Q&A with Barry Devlin on Automated Data Pipelines

By |2021-12-03T13:05:42+00:00November 16th, 2021|

Automated data pipelines are a crucial piece of the data warehousing puzzle. They allow modern enterprises to maintain accurate and high-quality data that fuels their BI and analytics initiatives. We recently launched Astera DW Builder, a robust data warehouse builder that radically accelerates the construction, orchestration, and management of data pipelines to enable faster, data-driven decisions.

Astera DW Builder’s self-regulating data pipelines allow you to seamlessly populate your data warehouse with cross-enterprise data. Using the product’s automated ETL and ELT functionalities, you can cover the data journey from source to insights with minimal manual effort.

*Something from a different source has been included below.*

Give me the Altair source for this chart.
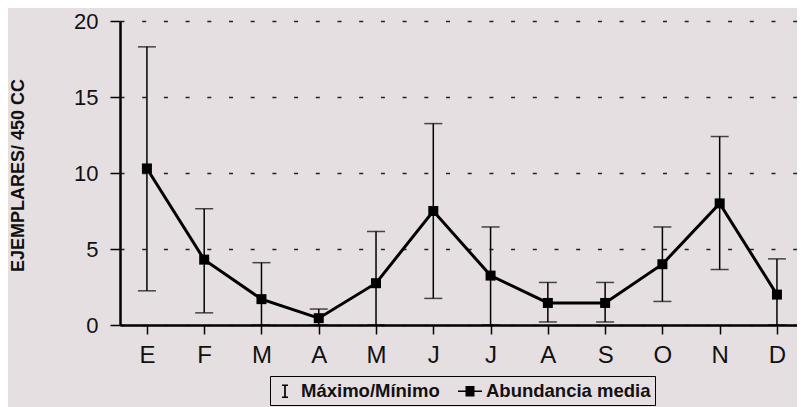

We recently had the chance to chat with Barry Devlin, a foremost authority on all things data warehousing, from business intelligence best practices to big data and beyond. Here are some of the insights Barry provided on key considerations for data pipelining in the modern EDW.

Modern data warehouses process massive volumes of data. When it comes to building data pipelines that can actively deliver these large amounts of data, are there any best practices that you’d recommend?

Well, before talking about best practices, I’d like to do one best practice upfront myself which is defining and elaborating on some of the phrases we’ll use here. [That’s] because there are very many different meanings of key words and phrases in the marketplace at the moment.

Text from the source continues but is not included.